## BEGIN RECORDED INFORMATION

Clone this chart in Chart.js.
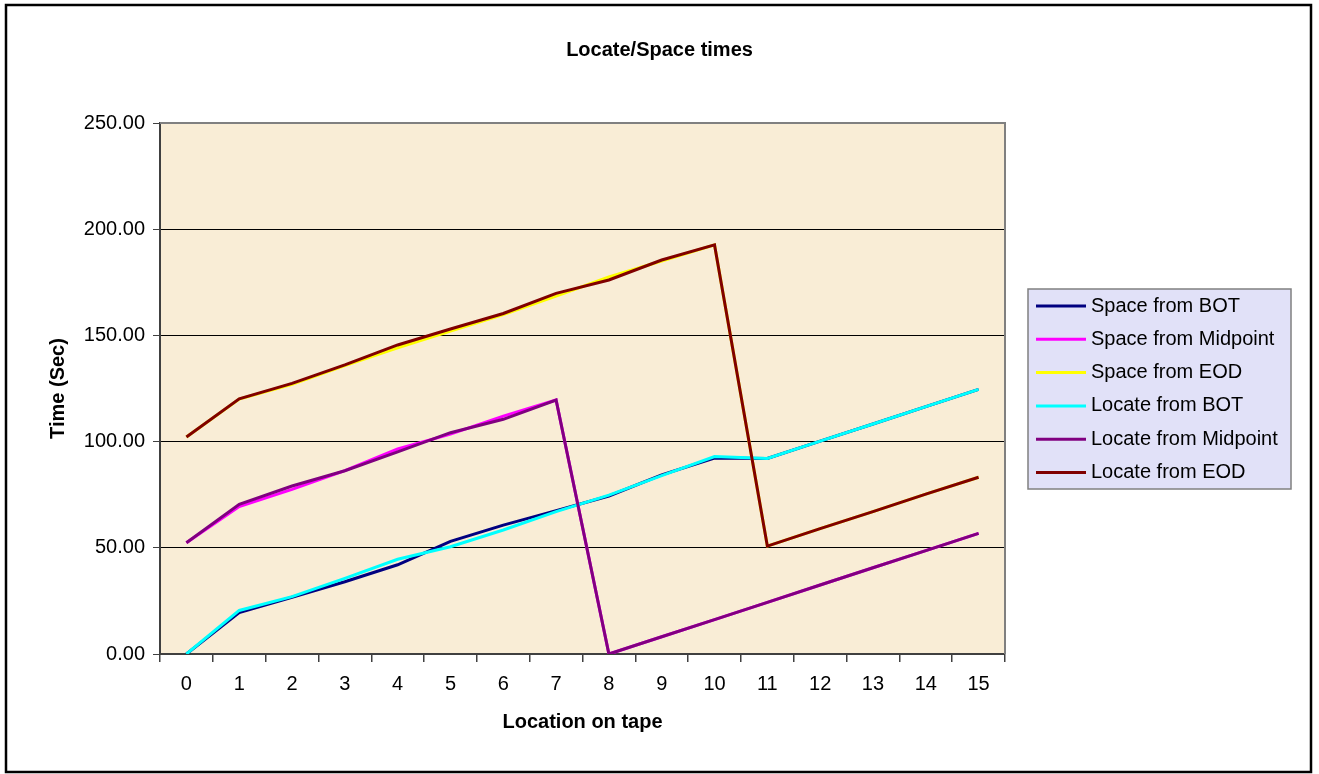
<!DOCTYPE html>
<html>
<head>
<meta charset="utf-8">
<title>Locate/Space times</title>
<script src="https://cdn.jsdelivr.net/npm/chart.js@4.4.1/dist/chart.umd.min.js"></script>
<style>
  html, body { margin: 0; padding: 0; background: #fff; }
  #wrap { width: 1319px; height: 774px; }
</style>
</head>
<body>
<div id="wrap"><canvas id="myChart" width="1319" height="774"></canvas></div>
<script>
// Datos
const categorias = ['0','1','2','3','4','5','6','7','8','9','10','11','12','13','14','15'];
const spaceFromBOT      = [0, 19.5, 26.7, 34, 42, 53, 60.7, 67.5, 74.4, 84.3, 92.3, 92.1, 100.2, 108.3, 116.5, 124.6];
const spaceFromMidpoint = [52.4, 69.4, 77.5, 86.3, 96.5, 103.5, 112, 119.6, 0, 8.1, 16.2, 24.3, 32.5, 40.6, 48.7, 56.8];
const spaceFromEOD      = [102.2, 120, 127, 135.8, 144.2, 152, 159.8, 168.5, 177.5, 185, 192.6, 50.8, 59, 67, 75.3, 83.2];
const locateFromBOT      = [0, 20.5, 27, 35.6, 44.6, 50.5, 58.4, 67, 74.8, 84, 93, 92.1, 100.2, 108.3, 116.5, 124.6];
const locateFromMidpoint = [52.4, 70.5, 79.1, 86.3, 95.2, 104.2, 110.5, 119.6, 0, 8.1, 16.2, 24.3, 32.5, 40.6, 48.7, 56.8];
const locateFromEOD      = [102.2, 120.1, 127.4, 136.1, 145.5, 153, 160.3, 169.8, 176.1, 185.5, 192.6, 50.8, 59, 67, 75.3, 83.2];
const yTicks = [0, 50, 100, 150, 200, 250];

const fuente = '"Liberation Sans", Arial, sans-serif';

const series = [
  { label: 'Space from BOT', data: spaceFromBOT, color: '#000080' },
  { label: 'Space from Midpoint', data: spaceFromMidpoint, color: '#FF00FF' },
  { label: 'Space from EOD', data: spaceFromEOD, color: '#FFFF00' },
  { label: 'Locate from BOT', data: locateFromBOT, color: '#00FFFF' },
  { label: 'Locate from Midpoint', data: locateFromMidpoint, color: '#800080' },
  { label: 'Locate from EOD', data: locateFromEOD, color: '#800000' }
];

// Fondo del área de trazado, marco y leyenda estilo Excel
const marcoExcel = {
  id: 'marcoExcel',
  beforeDraw(chart) {
    const { ctx, chartArea: a } = chart;
    ctx.save();
    ctx.fillStyle = '#F9EDD6';
    ctx.fillRect(a.left, a.top, a.right - a.left, a.bottom - a.top);
    ctx.restore();
  },
  beforeDatasetsDraw(chart) {
    const { ctx, chartArea: a } = chart;
    ctx.save();
    ctx.strokeStyle = '#808080';
    ctx.lineWidth = 2;
    ctx.beginPath();
    ctx.moveTo(a.left, a.top);
    ctx.lineTo(a.right, a.top);
    ctx.lineTo(a.right, a.bottom);
    ctx.stroke();
    ctx.restore();
  },
  afterDraw(chart) {
    const { ctx, chartArea: a } = chart;
    ctx.save();
    // borde exterior
    ctx.strokeStyle = '#000';
    ctx.lineWidth = 2.5;
    ctx.strokeRect(6, 5, 1305, 767);

    // leyenda
    const lx = a.right + 23, ly = 289, lw = 263, lh = 200;
    ctx.fillStyle = '#E1E1F8';
    ctx.fillRect(lx, ly, lw, lh);
    ctx.strokeStyle = '#808080';
    ctx.lineWidth = 1.5;
    ctx.strokeRect(lx, ly, lw, lh);
    ctx.font = '20px ' + fuente;
    ctx.textBaseline = 'middle';
    chart.data.datasets.forEach((ds, i) => {
      const y = ly + 17 + i * 33.3;
      ctx.strokeStyle = ds.borderColor;
      ctx.lineWidth = 3;
      ctx.beginPath();
      ctx.moveTo(lx + 8, y);
      ctx.lineTo(lx + 58, y);
      ctx.stroke();
      ctx.fillStyle = '#000';
      ctx.fillText(ds.label, lx + 63, y);
    });
    ctx.restore();
  }
};

const ctx = document.getElementById('myChart').getContext('2d');
const myChart = new Chart(ctx, {
  type: 'line',
  data: {
    labels: categorias,
    datasets: series.map((s, i) => ({
      label: s.label,
      data: s.data,
      borderColor: s.color,
      backgroundColor: s.color,
      borderWidth: 3,
      pointRadius: 0,
      tension: 0,
      fill: false,
      order: series.length - i // la última serie queda encima
    }))
  },
  options: {
    responsive: false,
    animation: false,
    layout: { padding: 0 },
    plugins: {
      legend: { display: false },
      tooltip: { enabled: false },
      title: {
        display: true,
        text: 'Locate/Space times',
        color: '#000',
        font: { family: fuente, size: 20, weight: 'bold' },
        padding: { top: 38, bottom: 61 }
      }
    },
    scales: {
      x: {
        offset: true,
        grid: {
          offset: true,
          drawOnChartArea: false,
          drawTicks: true,
          tickLength: 8,
          color: '#404040',
          lineWidth: 1.5
        },
        border: { color: '#404040', width: 2 },
        ticks: {
          color: '#000',
          font: { family: fuente, size: 20 },
          padding: 10,
          maxRotation: 0,
          autoSkip: false
        },
        title: {
          display: true,
          text: 'Location on tape',
          color: '#000',
          font: { family: fuente, size: 20, weight: 'bold' },
          padding: { top: 0, bottom: 40 }
        },
        afterFit(scale) { scale.height = 120; }
      },
      y: {
        min: 0,
        max: 250,
        afterBuildTicks(scale) { scale.ticks = yTicks.map(v => ({ value: v })); },
        grid: {
          color: c => (c.tick && c.tick.value === 250) ? '#808080' : '#000',
          lineWidth: 1,
          tickLength: 7,
          tickColor: '#404040'
        },
        border: { color: '#404040', width: 2 },
        ticks: {
          color: '#000',
          font: { family: fuente, size: 20 },
          padding: 8,
          callback: v => Number(v).toFixed(2)
        },
        title: {
          display: true,
          text: 'Time (Sec)',
          color: '#000',
          font: { family: fuente, size: 20, weight: 'bold' },
          padding: { top: 46, bottom: 0 }
        },
        afterFit(scale) { scale.width = 160; }
      },
      // eje vacío a la derecha: reserva el espacio de la leyenda
      espacioLeyenda: {
        type: 'linear',
        position: 'right',
        display: true,
        grid: { display: false, drawTicks: false },
        border: { display: false },
        ticks: { display: false },
        afterFit(scale) { scale.width = 314; }
      }
    }
  },
  plugins: [marcoExcel]
});
</script>
</body>
</html>
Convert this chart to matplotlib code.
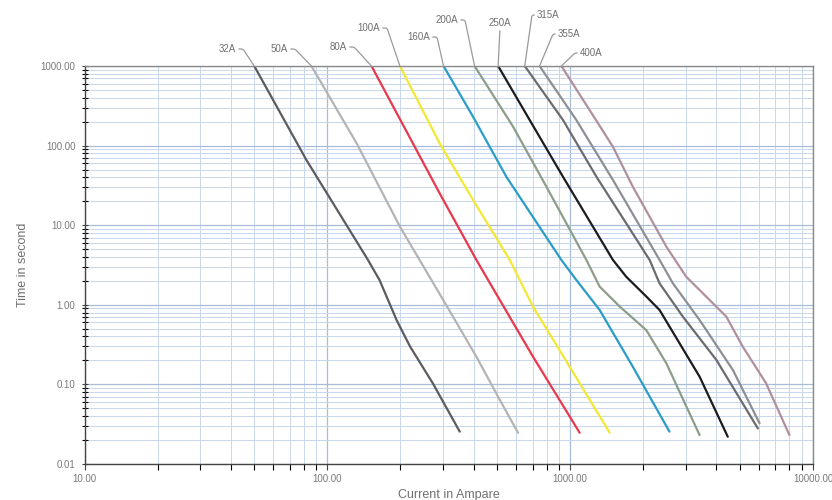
import matplotlib.pyplot as plt
from matplotlib.ticker import FixedLocator, FixedFormatter, LogLocator, NullFormatter

ratings = ['32A', '50A', '80A', '100A', '160A', '200A', '250A', '315A', '355A', '400A']

i_32 = [50, 82, 147, 164, 193, 219, 272, 351]
t_32 = [1000, 66, 3.66, 2.05, 0.64, 0.30, 0.103, 0.0255]

i_50 = [86, 132, 199, 300, 411, 513, 610]
t_50 = [1000, 107, 9.6, 1.15, 0.223, 0.064, 0.0247]

i_80 = [152, 225, 290, 411, 513, 703, 1094]
t_80 = [1000, 107, 25.2, 3.66, 1.15, 0.223, 0.0247]

i_100 = [199, 290, 398, 564, 620, 703, 995, 1455]
t_100 = [1000, 107, 20.8, 3.66, 2.05, 0.95, 0.167, 0.0247]

i_160 = [301, 398, 546, 920, 1060, 1323, 1811, 2564]
t_160 = [1000, 231, 40.6, 3.66, 2.05, 0.86, 0.167, 0.0255]

i_200 = [404, 582, 798, 1166, 1323, 1600, 2059, 2490, 3412]
t_200 = [1000, 173, 30.5, 3.66, 1.69, 0.95, 0.48, 0.184, 0.0231]

i_250 = [505, 681, 934, 1500, 1702, 2059, 2334, 2822, 3412, 4457]
t_250 = [1000, 210, 40.6, 3.66, 2.25, 1.27, 0.86, 0.328, 0.125, 0.022]

i_315 = [650, 934, 1283, 2124, 2334, 2911, 4000, 5927]
t_315 = [1000, 210, 40.6, 3.66, 1.86, 0.71, 0.203, 0.028]

i_355 = [748, 1060, 1500, 2334, 2649, 3412, 4677, 6026]
t_355 = [1000, 210, 37, 3.66, 1.86, 0.644, 0.152, 0.0324]

i_400 = [920, 1202, 1500, 1811, 2490, 3006, 3750, 4395, 5137, 6412, 7998]
t_400 = [1000, 280, 96.8, 30.5, 5.37, 2.25, 1.15, 0.71, 0.298, 0.103, 0.0231]

currents = [i_32, i_50, i_80, i_100, i_160, i_200, i_250, i_315, i_355, i_400]
times = [t_32, t_50, t_80, t_100, t_160, t_200, t_250, t_315, t_355, t_400]

cores = ['#5c5c60', '#b4b4b4', '#e8384c', '#f2e834', '#2a9cc8',
         '#8c9e88', '#1c1c20', '#6c6c70', '#8c9096', '#b0909c']

# Posição dos rótulos (pixels da figura) e lado da linha de chamada
label_pos = [(236, 451), (288, 451), (347, 453), (380, 472), (430, 463),
             (458, 480), (500, 477), (537, 485), (558, 466), (580, 447)]
label_lado = ['L', 'L', 'L', 'L', 'L', 'L', 'V', 'R', 'R', 'R']

x_ticks = [10, 100, 1000, 10000]
x_labels = ['10.00', '100.00', '1000.00', '10000.00']
y_ticks = [0.01, 0.1, 1, 10, 100, 1000]
y_labels = ['0.01', '0.10', '1.00', '10.00', '100.00', '1000.00']

plt.rcParams['font.family'] = ['Liberation Sans Narrow', 'Liberation Sans', 'DejaVu Sans']

fig = plt.figure(figsize=(8.32, 5), dpi=100)
ax = fig.add_axes([84.5 / 832, 36 / 500, (813 - 84.5) / 832, (464 - 66) / 500])

ax.set_xscale('log')
ax.set_yscale('log')
ax.set_xlim(10, 10000)
ax.set_ylim(0.01, 1000)

# Grade principal e secundária em azul claro
ax.grid(which='major', color='#a9bcd6', linewidth=0.9)
ax.grid(which='minor', color='#c8d7eb', linewidth=0.7)
ax.set_axisbelow(True)

for i, t, c in zip(currents, times, cores):
    ax.plot(i, t, color=c, linewidth=1.6, solid_capstyle='round', solid_joinstyle='round')

ax.xaxis.set_major_locator(FixedLocator(x_ticks))
ax.xaxis.set_major_formatter(FixedFormatter(x_labels))
ax.yaxis.set_major_locator(FixedLocator(y_ticks))
ax.yaxis.set_major_formatter(FixedFormatter(y_labels))
ax.xaxis.set_minor_locator(LogLocator(base=10, subs=range(2, 10), numticks=20))
ax.yaxis.set_minor_locator(LogLocator(base=10, subs=range(2, 10), numticks=20))
ax.xaxis.set_minor_formatter(NullFormatter())
ax.yaxis.set_minor_formatter(NullFormatter())

ax.tick_params(axis='both', which='major', labelsize=7, labelcolor='#7a7a7a', color='#444444')
ax.tick_params(axis='y', which='both', direction='inout', length=5, width=0.8)
ax.tick_params(axis='x', which='both', direction='out', length=4, width=0.8, pad=3)
ax.tick_params(axis='y', which='major', pad=4)

ax.spines['left'].set_color('#444444')
ax.spines['bottom'].set_color('#444444')
ax.spines['top'].set_color('#8a8a8a')
ax.spines['right'].set_color('#8a8a8a')
for s in ax.spines.values():
    s.set_linewidth(1.0)

ax.set_xlabel('Current in Ampare', fontsize=9, color='#707070', labelpad=4)
ax.set_ylabel('Time in second', fontsize=9, color='#707070', labelpad=8)

# Rótulos com linhas de chamada até o topo de cada curva
for nome, i, t, pos, lado in zip(ratings, currents, times, label_pos, label_lado):
    if lado == 'L':
        estilo = 'arc,angleA=0,armA=7,angleB=90,armB=0,rad=2'
        ha, rel = 'right', (1, 0.5)
    elif lado == 'R':
        estilo = 'arc,angleA=180,armA=5,angleB=90,armB=0,rad=2'
        ha, rel = 'left', (0, 0.5)
    else:
        estilo = 'arc3'
        ha, rel = 'center', (0.5, 0)
    ax.annotate(nome, xy=(i[0], t[0]), xytext=pos, textcoords='figure pixels',
                fontsize=7, color='#707070', ha=ha, va='center',
                arrowprops=dict(arrowstyle='-', color='#9a9a9a', linewidth=0.9,
                                connectionstyle=estilo, relpos=rel,
                                shrinkA=0, shrinkB=0),
                annotation_clip=False)

fig.savefig('out.png', dpi=100, facecolor='white')
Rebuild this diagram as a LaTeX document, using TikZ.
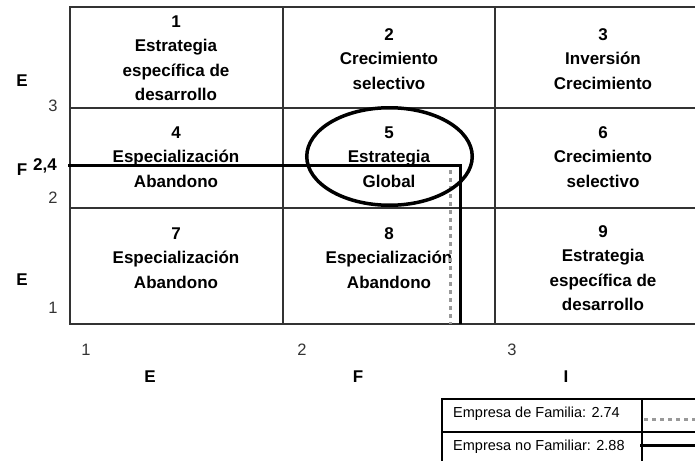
\documentclass[tikz,border=0pt]{standalone}
\usepackage{fontspec}
\setmainfont{Liberation Sans}
\usetikzlibrary{shapes.geometric}
\begin{document}
\begin{tikzpicture}[x=1pt,y=-1pt,
  cell/.style={font=\fontsize{17}{24.5}\selectfont\bfseries, align=center, inner sep=0pt},
  axnum/.style={font=\fontsize{16.5}{20}\selectfont, text=black!80, inner sep=0pt},
  axlab/.style={font=\fontsize{17}{20}\selectfont\bfseries, inner sep=0pt},
  gridline/.style={line width=1.3pt, draw=black!80},
  nofam/.style={line width=3pt, draw=black},
  fam/.style={line width=3pt, draw=black!40, dash pattern=on 4pt off 4pt},
  ring/.style={draw=black, line width=3.5pt, ellipse, minimum width=165.5pt, minimum height=97.5pt, inner sep=0pt},
  legtext/.style={font=\fontsize{14.5}{17}\selectfont, anchor=west, inner sep=0pt}]
\useasboundingbox (0,0) rectangle (695,460);
\clip (0,0) rectangle (695,460);
% grid
\draw[gridline] (70,7) rectangle (712,324);
\draw[gridline] (283,7) -- (283,324);
\draw[gridline] (495,7) -- (495,324);
\draw[gridline] (70,108) -- (712,108);
\draw[gridline] (70,208) -- (712,208);
% cell texts
\node[cell] (c1) at (176,58) {1\\Estrategia\\específica de\\desarrollo};
\node[cell] (c2) at (389,59) {2\\Crecimiento\\selectivo};
\node[cell] (c3) at (603,59) {3\\Inversión\\Crecimiento};
\node[cell] (c4) at (176,157) {4\\Especialización\\Abandono};
\node[cell] (c5) at (389,157) {5\\Estrategia\\Global};
\node[cell] (c6) at (603,157) {6\\Crecimiento\\selectivo};
\node[cell] (c7) at (176,258) {7\\Especialización\\Abandono};
\node[cell] (c8) at (389,258) {8\\Especialización\\Abandono};
\node[cell] (c9) at (603,268) {9\\Estrategia\\específica de\\desarrollo};
% left axis
\node[axlab] (le1) at (22,81) {E};
\node[axlab] (lf) at (22,170) {F};
\node[axlab] (le2) at (22,280) {E};
\node[axnum] (l3) at (53,106) {3};
\node[axlab] (l24) at (45,166) {2,4};
\node[axnum] (l2) at (53,198) {2};
\node[axnum] (l1) at (53,308) {1};
% bottom axis
\node[axnum] (b1) at (86,350) {1};
\node[axnum] (b2) at (302,350) {2};
\node[axnum] (b3) at (512,350) {3};
\node[axlab] (be) at (150,377) {E};
\node[axlab] (bf) at (358,377) {F};
\node[axlab] (bi) at (566,377) {I};
% value lines
\coordinate (pA) at (68,165);
\coordinate (pB) at (460,165);
\coordinate (pC) at (460,324);
\coordinate (qA) at (450,170);
\coordinate (qB) at (450,324);
\draw[fam] (qA) -- (qB);
\draw[nofam] (pA) -- (pB) -- (pC);
% ring
\node[ring] (r5) at (389.5,156.5) {};
% legend
\draw[gridline, draw=black] (442,399) rectangle (720,470);
\draw[gridline, draw=black] (442,432) -- (720,432);
\draw[gridline, draw=black] (642,399) -- (642,470);
\node[legtext] (lt1) at (453,414) {Empresa de Familia: 2.74};
\node[legtext] (lt2) at (453,447) {Empresa no Familiar: 2.88};
\coordinate (la1) at (644,419);
\coordinate (la2) at (700,419);
\coordinate (lb1) at (640,445);
\coordinate (lb2) at (700,445);
\draw[fam] (la1) -- (la2);
\draw[nofam] (lb1) -- (lb2);
\end{tikzpicture}
\end{document}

## END RECORDED INFORMATION

§ **WRITTEN EXERCISE**: Starting at the line that contains "Convert this chart to matplotlib code." and ending at the line that contains "from matplotlib.ticker import", give the lines again exactly. Do not include the pictures.

§ **OUTPUT FOR THIS TASK**:
Convert this chart to matplotlib code.
import matplotlib.pyplot as plt
from matplotlib.ticker import FixedLocator, FixedFormatter, LogLocator, NullFormatter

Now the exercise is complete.